● **Dataset extract**:
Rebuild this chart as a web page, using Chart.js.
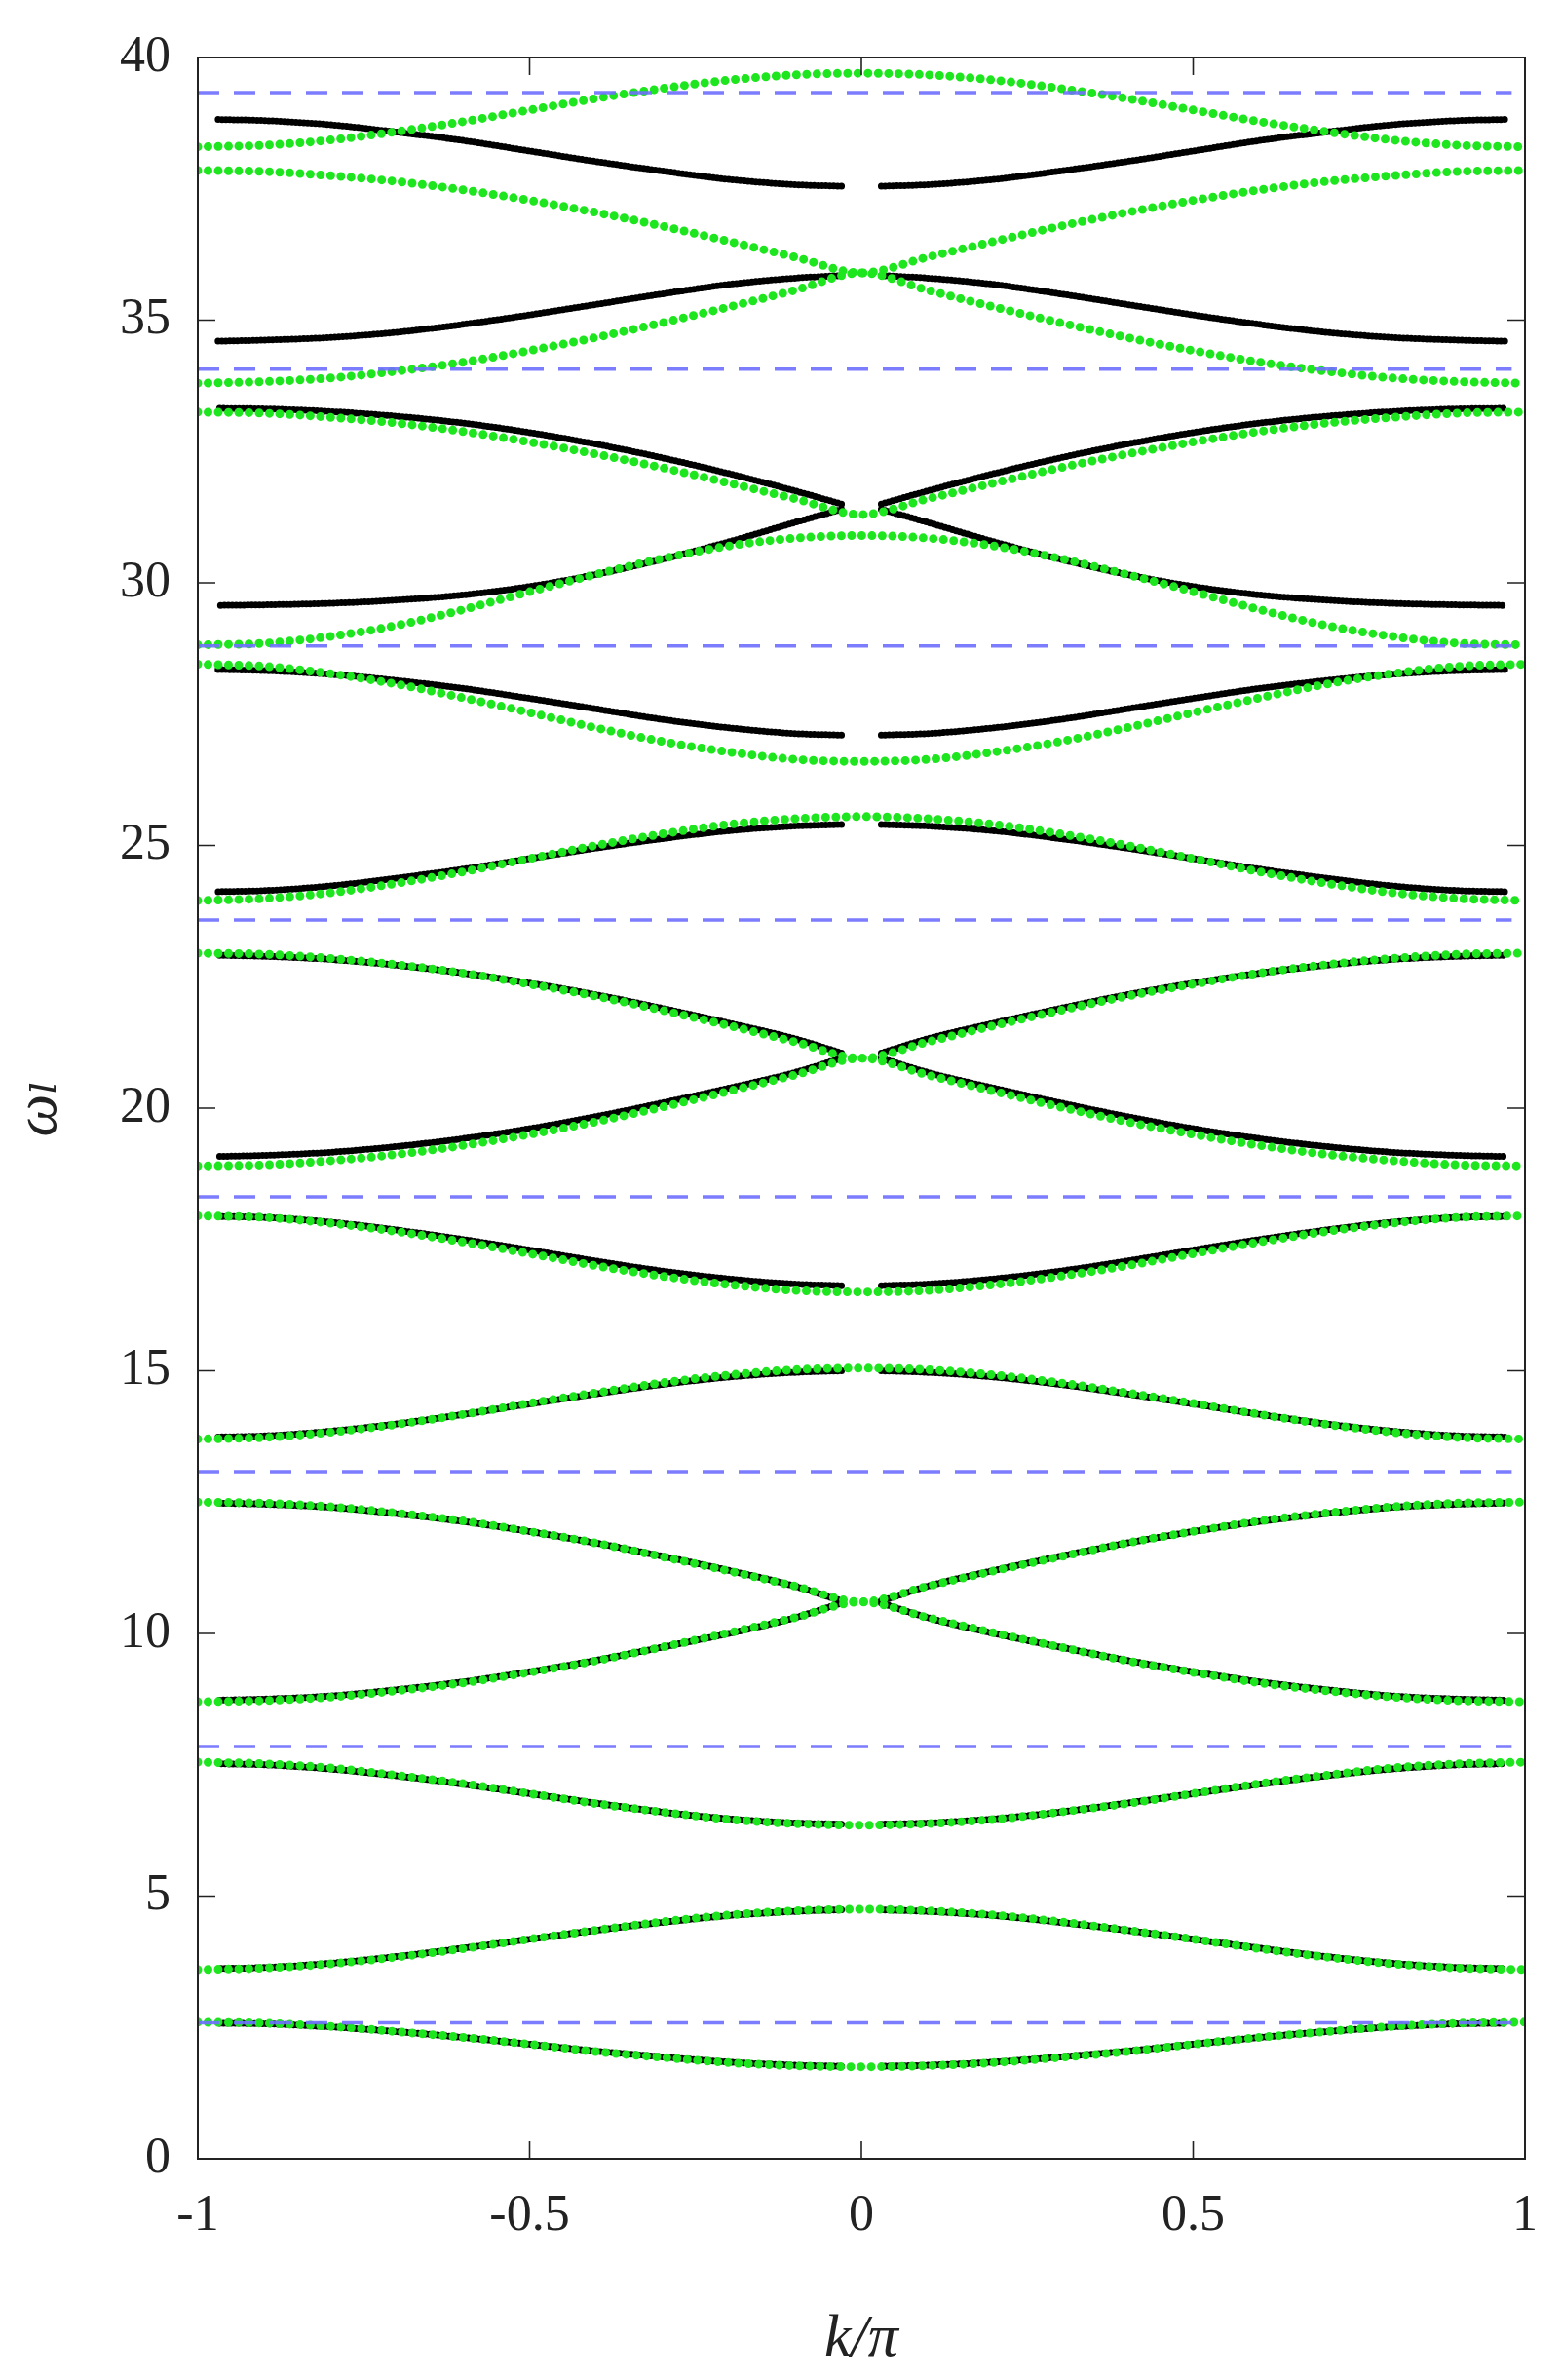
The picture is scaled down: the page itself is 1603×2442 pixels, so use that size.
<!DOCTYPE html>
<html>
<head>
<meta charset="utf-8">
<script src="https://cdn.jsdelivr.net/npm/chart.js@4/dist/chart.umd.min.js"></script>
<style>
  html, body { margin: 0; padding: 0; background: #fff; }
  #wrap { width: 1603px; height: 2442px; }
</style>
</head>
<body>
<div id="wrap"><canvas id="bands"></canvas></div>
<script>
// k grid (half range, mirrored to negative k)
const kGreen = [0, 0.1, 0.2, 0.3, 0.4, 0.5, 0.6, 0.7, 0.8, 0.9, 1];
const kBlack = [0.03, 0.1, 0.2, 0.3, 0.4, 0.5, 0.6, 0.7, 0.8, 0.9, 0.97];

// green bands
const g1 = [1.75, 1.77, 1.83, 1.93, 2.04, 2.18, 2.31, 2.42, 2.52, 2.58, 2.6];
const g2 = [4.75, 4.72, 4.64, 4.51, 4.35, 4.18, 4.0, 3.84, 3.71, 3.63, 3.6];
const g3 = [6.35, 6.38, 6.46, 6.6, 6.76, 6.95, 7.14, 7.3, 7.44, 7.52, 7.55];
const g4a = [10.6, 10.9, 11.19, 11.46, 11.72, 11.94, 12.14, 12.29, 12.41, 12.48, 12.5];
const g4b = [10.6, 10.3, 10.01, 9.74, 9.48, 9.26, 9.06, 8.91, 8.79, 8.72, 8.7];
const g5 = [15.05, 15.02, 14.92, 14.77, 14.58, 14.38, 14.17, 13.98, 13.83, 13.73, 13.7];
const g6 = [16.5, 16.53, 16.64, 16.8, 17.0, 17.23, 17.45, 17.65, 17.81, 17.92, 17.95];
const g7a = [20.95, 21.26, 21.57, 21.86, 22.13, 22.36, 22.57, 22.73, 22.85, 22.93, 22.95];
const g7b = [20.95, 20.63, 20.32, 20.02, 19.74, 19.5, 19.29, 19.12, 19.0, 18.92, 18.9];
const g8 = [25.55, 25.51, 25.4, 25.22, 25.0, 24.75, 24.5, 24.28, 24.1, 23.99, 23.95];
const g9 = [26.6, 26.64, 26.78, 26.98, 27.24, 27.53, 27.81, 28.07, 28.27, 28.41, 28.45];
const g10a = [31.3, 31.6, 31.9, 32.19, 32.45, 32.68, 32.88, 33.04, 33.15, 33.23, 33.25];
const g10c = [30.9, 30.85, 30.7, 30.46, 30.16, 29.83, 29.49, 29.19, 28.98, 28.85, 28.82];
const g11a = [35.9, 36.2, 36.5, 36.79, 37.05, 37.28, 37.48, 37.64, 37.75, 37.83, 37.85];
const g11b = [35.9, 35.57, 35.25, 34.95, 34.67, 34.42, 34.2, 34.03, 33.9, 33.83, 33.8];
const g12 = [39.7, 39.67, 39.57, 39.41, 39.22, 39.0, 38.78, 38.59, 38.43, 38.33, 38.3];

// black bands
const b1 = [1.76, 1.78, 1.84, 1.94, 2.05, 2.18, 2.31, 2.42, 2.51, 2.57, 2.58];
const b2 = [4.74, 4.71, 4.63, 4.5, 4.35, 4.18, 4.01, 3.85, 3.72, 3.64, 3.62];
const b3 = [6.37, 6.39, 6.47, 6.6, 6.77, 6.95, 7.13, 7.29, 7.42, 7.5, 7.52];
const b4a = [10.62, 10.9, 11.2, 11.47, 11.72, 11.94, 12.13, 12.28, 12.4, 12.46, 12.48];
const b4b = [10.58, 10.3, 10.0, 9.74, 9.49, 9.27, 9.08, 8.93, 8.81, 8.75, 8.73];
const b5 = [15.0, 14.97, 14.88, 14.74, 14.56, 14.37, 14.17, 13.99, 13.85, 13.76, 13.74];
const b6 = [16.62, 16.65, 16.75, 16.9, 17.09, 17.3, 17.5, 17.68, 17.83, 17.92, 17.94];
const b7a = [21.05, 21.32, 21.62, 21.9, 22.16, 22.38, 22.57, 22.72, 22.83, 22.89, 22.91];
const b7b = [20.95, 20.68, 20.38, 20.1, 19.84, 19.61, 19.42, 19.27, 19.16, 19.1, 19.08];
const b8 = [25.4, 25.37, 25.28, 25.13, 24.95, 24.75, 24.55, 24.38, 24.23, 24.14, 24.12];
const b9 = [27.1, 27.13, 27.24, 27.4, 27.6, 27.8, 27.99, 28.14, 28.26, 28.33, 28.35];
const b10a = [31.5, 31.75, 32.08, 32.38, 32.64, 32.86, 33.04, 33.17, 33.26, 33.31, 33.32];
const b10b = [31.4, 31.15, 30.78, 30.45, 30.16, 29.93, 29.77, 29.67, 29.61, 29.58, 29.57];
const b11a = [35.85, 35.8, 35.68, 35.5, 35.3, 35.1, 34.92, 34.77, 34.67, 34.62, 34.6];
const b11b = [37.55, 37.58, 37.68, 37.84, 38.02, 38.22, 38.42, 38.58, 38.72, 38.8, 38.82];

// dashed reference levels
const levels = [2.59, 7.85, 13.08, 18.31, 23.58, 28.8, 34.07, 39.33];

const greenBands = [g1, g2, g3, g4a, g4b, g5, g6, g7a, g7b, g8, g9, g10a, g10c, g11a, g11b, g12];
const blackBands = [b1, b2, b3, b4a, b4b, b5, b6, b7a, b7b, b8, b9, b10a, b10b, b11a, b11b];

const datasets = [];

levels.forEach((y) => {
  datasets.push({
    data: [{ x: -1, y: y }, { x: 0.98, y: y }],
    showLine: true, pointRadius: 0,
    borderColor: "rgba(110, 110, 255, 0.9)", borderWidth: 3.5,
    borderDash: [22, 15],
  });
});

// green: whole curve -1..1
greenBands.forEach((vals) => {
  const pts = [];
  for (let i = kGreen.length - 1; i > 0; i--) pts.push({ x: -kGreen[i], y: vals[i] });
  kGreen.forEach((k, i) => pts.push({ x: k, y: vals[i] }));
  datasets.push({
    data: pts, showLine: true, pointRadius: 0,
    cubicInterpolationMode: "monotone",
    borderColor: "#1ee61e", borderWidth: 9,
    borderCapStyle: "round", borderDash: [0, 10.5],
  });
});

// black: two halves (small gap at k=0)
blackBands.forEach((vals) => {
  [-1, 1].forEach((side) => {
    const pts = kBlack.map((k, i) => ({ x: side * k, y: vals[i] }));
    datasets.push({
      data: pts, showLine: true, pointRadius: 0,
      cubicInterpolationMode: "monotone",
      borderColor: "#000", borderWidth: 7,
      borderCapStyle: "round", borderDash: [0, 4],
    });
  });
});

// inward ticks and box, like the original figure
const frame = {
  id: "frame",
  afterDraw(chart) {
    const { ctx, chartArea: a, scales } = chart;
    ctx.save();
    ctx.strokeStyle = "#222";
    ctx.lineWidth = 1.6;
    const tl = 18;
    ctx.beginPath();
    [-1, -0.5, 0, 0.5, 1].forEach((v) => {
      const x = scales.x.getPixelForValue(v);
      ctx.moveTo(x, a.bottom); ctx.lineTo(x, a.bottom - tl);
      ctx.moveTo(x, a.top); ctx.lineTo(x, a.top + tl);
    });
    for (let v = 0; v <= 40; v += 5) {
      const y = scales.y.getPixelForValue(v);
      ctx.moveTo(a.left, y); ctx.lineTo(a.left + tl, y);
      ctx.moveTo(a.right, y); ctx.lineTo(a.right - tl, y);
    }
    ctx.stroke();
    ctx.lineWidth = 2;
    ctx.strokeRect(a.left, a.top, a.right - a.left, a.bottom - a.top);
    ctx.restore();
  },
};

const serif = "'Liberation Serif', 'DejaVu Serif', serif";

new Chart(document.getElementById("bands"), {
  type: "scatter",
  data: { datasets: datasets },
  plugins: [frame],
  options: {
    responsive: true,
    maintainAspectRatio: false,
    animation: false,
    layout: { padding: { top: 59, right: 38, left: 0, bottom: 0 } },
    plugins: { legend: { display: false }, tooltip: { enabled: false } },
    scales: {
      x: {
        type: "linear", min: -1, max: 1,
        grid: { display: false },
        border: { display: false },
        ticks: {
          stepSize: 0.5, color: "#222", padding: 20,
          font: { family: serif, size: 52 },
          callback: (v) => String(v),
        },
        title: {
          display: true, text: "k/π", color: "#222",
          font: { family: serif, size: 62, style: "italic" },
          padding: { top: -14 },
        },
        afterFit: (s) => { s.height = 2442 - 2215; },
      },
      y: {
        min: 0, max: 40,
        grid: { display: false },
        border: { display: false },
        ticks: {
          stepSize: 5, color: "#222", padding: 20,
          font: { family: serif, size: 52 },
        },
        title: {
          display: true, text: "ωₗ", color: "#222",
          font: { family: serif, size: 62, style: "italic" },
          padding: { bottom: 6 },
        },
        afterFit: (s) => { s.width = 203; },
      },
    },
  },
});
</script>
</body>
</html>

● **Task description**:
Only the lines from the one containing "The picture is" through the one containing "0.8, 0.9, 0.97];" are to be reproduced, exactly as they appear.

● **Reply**:
The picture is scaled down: the page itself is 1603×2442 pixels, so use that size.
<!DOCTYPE html>
<html>
<head>
<meta charset="utf-8">
<script src="https://cdn.jsdelivr.net/npm/chart.js@4/dist/chart.umd.min.js"></script>
<style>
  html, body { margin: 0; padding: 0; background: #fff; }
  #wrap { width: 1603px; height: 2442px; }
</style>
</head>
<body>
<div id="wrap"><canvas id="bands"></canvas></div>
<script>
// k grid (half range, mirrored to negative k)
const kGreen = [0, 0.1, 0.2, 0.3, 0.4, 0.5, 0.6, 0.7, 0.8, 0.9, 1];
const kBlack = [0.03, 0.1, 0.2, 0.3, 0.4, 0.5, 0.6, 0.7, 0.8, 0.9, 0.97];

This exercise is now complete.